The son of Chinese immigrants, Harry Lee was born in the back room of his family’s laundry on Carondelet Street in New Orleans in 1932. When they were old enough, he and his siblings, eventually numbering eight, were given jobs in the laundry and later in the family’s restaurants, including the House of Lee in Metairie.

He got a firsthand taste of politics early, at age 12, when he was elected president of the newly formed student body government at Shaw Elementary School. Each year after that, he was elected to class office. During his senior year at Francis T. Nicholls High School, now Frederick Douglass Senior High School, he was president of both his senior class and the student body, a school first.

Harry Lee received a bachelor’s degree in geology from Louisiana State University, did a short stint in the Air Force in Texas and married Lai Lee, then returned to Louisiana in 1959. That was the year that the family began construction on the House of Lee, where Mr. Lee would meet the man who became his political mentor, U.S. Rep. Hale Boggs, D-La.

He learned much about public service and politics from Rep. Boggs and Boggs’ widow, Lindy, who succeeded her husband in Congress. For six years he worked as Hale Boggs’ assistant and confidant when the congressman was home in Louisiana. He took classes at Loyola University School of Law while working 12-hour days at the family’s restaurant.

After law school, Mr. Lee set up a small practice with classmate Marion Edwards, now an appellate judge. With Boggs’ help, Mr. Lee was appointed the first magistrate for the U.S. District Court in New Orleans, and in 1976 he became chief attorney for Jefferson Parish.

Four years later, with Sheriff Al Cronvich embroiled in a wire-tapping scandal, Mr. Lee saw a chance to run for elected office. Criticizing the corruption and inefficiency of the Sheriff’s Office, he ran as a reform candidate, led the five-candidate primary and took 57 percent of the runoff vote to defeat Cronvich.

He immediately gave deputies raises and poured money into the Sheriff’s Office, computerizing it for the first time.

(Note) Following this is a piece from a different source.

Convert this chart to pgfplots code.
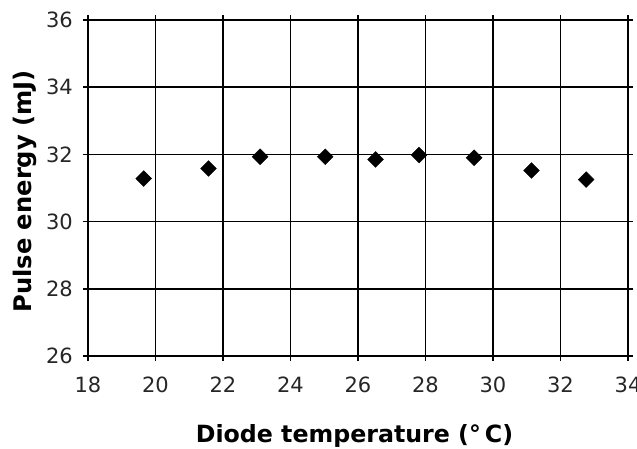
\documentclass[border=0pt]{standalone}
\usepackage{pgfplots}
\pgfplotsset{compat=1.18}
\usepackage{fontspec}
\setmainfont{DejaVu Sans}
\begin{document}
\begin{tikzpicture}
\begin{axis}[
  scale only axis,
  width=540bp, height=336bp,
  xmin=18, xmax=34, ymin=26, ymax=36,
  xtick={18,20,...,34}, ytick={26,28,...,36},
  grid=major,
  grid style={black, line width=1.6bp},
  axis line style={black, line width=1.6bp},
  every tick/.style={black, line width=1.4bp},
  tick align=outside,
  major tick length=5bp,
  /pgf/number format/assume math mode=true,
  tick label style={font=\fontsize{21bp}{25bp}\selectfont, text=black!85},
  xticklabel style={anchor=north, inner sep=0pt, yshift=-16bp},
  yticklabel style={anchor=east, inner sep=0pt, xshift=-10bp},
  xlabel={Diode temperature (°\,C)},
  ylabel={Pulse energy (mJ)},
  every axis x label/.style={at={(axis description cs:0.4935,0)}, anchor=base, yshift=-86bp, font=\bfseries\fontsize{23.7bp}{28bp}\selectfont},
  every axis y label/.style={at={(axis description cs:-0.105,0.49)}, rotate=90, anchor=base, font=\bfseries\fontsize{24.2bp}{28bp}\selectfont},
]
\addplot[only marks, mark=square*, mark size=5.6bp, mark options={rotate=45, fill=black, draw=black}]
coordinates {
(19.65,31.28) (21.57,31.58) (23.10,31.93) (25.03,31.93) (26.52,31.85)
(27.81,31.98) (29.44,31.90) (31.14,31.52) (32.76,31.25)
};
\end{axis}
\pgfresetboundingbox
\path[use as bounding box] ([shift={(-88bp,-93bp)}]current axis.south west) rectangle ([shift={(9bp,20bp)}]current axis.north east);
\end{tikzpicture}
\end{document}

During his tenure, Sheriff Lee invested heavily in computer services and modernized the Sheriff’s Office. His office usually boasted an impressive homicide solve rate of more than 90 percent, and he oversaw an aggressive strategy of tracking down and prosecuting career criminals.

Sheriff Lee was the second longest-serving sheriff in Jefferson Parish history, after Frank Clancy, whose 1928-56 tenure he would have surpassed in a matter of months. Overwhelmingly, the people of Jefferson Parish felt safe due to the efforts of Sheriff Lee.

The new sheriff of Jefferson Parish, Sheriff Newell Normand, worked with Sheriff Lee for many years and was Harry Lee’s choice to be his successor.

Sheriff Lee is survived by his devoted wife of many years, Lai Lee. He is also survived by his beloved daughter Cynthia and son-in-law, Stewart. He had two cherished grandchildren, Gavin and Miranda.